• **DIRECTIONS**
Every line from the one with "Emit a Python" to the one with "import pandas as pd", including those two, is to be copied exactly; all other lines of the entries below are left out.

• **INPUT RECORDS**
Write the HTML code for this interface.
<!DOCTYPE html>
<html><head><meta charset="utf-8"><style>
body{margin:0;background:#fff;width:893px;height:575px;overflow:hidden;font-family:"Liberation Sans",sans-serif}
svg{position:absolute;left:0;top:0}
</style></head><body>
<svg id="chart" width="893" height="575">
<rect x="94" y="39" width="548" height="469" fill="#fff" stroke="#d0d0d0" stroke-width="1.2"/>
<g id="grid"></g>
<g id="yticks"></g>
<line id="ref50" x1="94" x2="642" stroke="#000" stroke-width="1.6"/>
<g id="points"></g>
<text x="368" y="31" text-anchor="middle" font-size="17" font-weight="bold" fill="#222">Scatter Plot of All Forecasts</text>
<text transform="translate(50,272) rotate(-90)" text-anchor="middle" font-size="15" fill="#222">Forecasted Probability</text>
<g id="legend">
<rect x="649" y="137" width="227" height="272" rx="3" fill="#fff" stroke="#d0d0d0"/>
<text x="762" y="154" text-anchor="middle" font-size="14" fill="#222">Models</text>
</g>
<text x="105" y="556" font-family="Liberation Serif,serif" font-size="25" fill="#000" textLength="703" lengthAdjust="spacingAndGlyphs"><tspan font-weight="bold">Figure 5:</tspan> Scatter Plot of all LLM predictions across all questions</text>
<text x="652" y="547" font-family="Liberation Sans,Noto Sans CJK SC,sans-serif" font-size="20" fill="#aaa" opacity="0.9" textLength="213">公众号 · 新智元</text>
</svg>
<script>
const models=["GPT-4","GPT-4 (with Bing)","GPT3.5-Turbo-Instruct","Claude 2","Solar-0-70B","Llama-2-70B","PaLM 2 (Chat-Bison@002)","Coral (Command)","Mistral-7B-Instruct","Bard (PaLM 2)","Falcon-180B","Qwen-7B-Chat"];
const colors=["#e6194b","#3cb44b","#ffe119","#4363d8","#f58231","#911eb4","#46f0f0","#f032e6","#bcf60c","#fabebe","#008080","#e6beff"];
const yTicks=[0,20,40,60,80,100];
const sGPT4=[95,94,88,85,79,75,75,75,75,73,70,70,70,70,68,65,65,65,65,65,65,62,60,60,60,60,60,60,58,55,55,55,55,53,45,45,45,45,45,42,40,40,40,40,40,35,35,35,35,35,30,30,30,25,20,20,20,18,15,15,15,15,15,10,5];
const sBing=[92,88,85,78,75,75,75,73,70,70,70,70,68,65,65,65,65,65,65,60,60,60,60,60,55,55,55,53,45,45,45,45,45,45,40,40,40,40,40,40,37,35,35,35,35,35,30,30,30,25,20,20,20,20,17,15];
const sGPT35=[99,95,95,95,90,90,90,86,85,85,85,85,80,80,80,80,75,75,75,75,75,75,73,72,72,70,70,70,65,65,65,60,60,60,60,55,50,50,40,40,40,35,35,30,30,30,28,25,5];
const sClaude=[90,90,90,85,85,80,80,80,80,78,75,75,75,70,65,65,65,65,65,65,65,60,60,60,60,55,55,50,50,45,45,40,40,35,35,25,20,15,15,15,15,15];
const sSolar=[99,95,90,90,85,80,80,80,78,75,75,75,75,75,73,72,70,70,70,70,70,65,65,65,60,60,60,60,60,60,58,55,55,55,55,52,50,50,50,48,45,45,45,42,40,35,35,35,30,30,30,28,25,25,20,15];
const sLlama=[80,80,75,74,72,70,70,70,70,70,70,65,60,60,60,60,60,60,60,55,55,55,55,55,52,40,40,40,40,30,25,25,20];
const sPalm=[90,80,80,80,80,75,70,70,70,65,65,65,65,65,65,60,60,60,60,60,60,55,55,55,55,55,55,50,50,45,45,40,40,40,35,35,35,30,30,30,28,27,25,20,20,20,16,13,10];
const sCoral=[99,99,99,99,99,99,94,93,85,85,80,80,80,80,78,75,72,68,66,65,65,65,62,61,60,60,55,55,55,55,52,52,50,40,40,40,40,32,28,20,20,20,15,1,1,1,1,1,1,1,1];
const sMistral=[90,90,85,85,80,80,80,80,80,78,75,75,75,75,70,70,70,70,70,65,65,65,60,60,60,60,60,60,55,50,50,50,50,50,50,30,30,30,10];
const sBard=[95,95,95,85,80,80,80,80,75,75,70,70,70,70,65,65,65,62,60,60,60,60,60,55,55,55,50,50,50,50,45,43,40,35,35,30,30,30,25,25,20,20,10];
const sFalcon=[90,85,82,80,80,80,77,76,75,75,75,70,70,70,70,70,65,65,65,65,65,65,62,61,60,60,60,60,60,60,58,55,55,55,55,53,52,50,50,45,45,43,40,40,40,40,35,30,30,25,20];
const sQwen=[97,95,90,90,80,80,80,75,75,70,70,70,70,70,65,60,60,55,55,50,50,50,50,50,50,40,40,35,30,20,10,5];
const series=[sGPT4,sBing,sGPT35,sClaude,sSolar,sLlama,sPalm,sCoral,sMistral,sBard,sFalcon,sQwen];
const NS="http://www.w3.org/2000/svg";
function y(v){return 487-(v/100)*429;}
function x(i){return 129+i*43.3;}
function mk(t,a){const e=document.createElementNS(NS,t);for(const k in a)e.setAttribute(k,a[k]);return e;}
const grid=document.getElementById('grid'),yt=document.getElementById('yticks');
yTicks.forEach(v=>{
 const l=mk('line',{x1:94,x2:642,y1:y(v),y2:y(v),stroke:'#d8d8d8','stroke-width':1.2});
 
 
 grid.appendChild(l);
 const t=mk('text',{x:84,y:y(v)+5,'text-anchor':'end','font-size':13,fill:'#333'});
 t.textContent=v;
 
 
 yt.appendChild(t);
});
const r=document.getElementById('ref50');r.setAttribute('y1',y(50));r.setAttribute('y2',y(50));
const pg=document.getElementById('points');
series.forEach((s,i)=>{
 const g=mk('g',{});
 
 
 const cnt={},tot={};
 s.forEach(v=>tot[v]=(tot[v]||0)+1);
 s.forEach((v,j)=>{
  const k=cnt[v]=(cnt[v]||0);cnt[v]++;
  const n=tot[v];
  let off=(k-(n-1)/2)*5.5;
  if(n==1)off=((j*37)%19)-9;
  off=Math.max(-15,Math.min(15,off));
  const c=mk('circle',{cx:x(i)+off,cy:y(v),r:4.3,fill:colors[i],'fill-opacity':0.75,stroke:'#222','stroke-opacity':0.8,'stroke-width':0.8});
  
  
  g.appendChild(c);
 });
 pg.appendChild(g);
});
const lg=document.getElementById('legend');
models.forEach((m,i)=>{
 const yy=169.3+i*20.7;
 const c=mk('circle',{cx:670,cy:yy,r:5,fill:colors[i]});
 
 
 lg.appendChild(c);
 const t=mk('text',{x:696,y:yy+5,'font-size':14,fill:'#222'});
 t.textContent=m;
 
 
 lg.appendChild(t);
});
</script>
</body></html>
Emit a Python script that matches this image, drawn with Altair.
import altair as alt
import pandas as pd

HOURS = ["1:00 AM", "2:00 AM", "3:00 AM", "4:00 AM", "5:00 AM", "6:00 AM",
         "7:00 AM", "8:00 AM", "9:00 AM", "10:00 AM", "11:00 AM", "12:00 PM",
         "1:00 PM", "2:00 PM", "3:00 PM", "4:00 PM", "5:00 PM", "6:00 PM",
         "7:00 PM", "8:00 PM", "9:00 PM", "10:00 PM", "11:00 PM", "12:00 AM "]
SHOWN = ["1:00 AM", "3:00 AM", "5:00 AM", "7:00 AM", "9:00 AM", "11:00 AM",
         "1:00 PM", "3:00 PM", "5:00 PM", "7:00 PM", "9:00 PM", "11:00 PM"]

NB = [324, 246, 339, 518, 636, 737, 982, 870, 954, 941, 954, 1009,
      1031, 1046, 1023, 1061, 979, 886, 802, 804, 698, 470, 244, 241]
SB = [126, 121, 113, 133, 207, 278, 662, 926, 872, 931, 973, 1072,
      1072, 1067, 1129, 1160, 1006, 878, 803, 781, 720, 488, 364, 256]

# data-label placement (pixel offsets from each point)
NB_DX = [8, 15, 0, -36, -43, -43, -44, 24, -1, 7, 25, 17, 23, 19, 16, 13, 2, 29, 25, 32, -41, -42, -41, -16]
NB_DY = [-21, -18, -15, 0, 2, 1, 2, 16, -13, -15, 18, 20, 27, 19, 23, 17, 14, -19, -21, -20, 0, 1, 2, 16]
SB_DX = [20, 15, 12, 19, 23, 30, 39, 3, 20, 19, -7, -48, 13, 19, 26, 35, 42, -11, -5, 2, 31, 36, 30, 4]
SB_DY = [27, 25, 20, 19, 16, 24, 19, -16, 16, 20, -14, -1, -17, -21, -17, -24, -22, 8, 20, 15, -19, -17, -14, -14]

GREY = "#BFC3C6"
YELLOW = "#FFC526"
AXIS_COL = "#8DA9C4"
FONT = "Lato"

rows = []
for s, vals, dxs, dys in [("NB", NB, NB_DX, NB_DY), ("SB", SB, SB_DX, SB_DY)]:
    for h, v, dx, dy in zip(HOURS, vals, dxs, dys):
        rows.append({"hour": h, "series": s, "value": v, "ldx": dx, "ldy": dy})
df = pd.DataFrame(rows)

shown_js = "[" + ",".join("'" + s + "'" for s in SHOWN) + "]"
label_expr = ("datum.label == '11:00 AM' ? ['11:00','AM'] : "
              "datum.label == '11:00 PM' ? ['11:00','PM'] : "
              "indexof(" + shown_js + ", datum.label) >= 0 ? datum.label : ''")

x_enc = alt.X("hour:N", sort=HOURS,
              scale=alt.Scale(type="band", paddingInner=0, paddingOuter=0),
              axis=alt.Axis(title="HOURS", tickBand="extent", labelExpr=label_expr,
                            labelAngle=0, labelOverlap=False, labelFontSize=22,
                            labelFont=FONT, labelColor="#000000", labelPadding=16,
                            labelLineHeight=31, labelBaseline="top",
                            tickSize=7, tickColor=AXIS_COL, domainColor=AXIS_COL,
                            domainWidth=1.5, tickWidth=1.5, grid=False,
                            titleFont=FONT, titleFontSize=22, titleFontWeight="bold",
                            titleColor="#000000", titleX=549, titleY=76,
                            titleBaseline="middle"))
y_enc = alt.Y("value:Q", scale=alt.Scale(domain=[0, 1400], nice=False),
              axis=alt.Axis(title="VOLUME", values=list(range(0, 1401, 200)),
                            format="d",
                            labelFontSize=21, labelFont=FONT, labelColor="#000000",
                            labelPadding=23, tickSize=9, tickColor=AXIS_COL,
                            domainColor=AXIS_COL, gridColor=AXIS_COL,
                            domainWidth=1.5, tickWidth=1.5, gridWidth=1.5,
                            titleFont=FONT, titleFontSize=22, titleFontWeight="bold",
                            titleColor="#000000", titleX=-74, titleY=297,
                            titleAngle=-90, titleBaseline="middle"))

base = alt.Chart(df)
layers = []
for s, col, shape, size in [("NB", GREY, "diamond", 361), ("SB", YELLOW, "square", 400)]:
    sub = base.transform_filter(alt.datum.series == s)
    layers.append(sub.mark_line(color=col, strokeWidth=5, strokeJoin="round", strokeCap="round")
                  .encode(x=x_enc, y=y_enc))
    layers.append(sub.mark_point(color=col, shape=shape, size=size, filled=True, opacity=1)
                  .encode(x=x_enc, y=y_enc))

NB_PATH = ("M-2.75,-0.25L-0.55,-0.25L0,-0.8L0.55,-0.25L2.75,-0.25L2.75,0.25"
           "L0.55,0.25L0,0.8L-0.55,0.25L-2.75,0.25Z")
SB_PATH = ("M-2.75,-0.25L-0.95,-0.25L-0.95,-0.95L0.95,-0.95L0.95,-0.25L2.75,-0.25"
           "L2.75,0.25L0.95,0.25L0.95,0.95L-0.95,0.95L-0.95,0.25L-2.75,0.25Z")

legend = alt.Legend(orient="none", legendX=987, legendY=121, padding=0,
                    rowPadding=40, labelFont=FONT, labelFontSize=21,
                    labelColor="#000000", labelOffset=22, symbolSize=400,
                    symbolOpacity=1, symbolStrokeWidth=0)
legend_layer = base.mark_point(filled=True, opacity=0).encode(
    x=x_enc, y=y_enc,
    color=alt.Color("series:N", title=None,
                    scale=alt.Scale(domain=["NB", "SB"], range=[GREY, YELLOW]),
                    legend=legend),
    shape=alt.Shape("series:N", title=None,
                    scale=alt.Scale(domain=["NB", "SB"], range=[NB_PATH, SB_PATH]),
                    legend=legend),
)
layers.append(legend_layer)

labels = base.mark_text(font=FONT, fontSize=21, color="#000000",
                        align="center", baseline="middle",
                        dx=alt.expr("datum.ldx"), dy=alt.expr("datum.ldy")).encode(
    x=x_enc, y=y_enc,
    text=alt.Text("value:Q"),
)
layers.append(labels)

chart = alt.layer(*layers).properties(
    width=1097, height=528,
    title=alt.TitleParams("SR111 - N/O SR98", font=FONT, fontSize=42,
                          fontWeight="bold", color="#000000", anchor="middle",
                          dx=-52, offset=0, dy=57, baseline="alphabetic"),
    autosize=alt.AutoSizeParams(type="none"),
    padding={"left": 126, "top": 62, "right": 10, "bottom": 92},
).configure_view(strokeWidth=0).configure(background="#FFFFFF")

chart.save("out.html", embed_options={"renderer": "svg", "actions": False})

• **SOLUTION TO THE EXERCISE**
Emit a Python script that matches this image, drawn with Altair.
import altair as alt
import pandas as pd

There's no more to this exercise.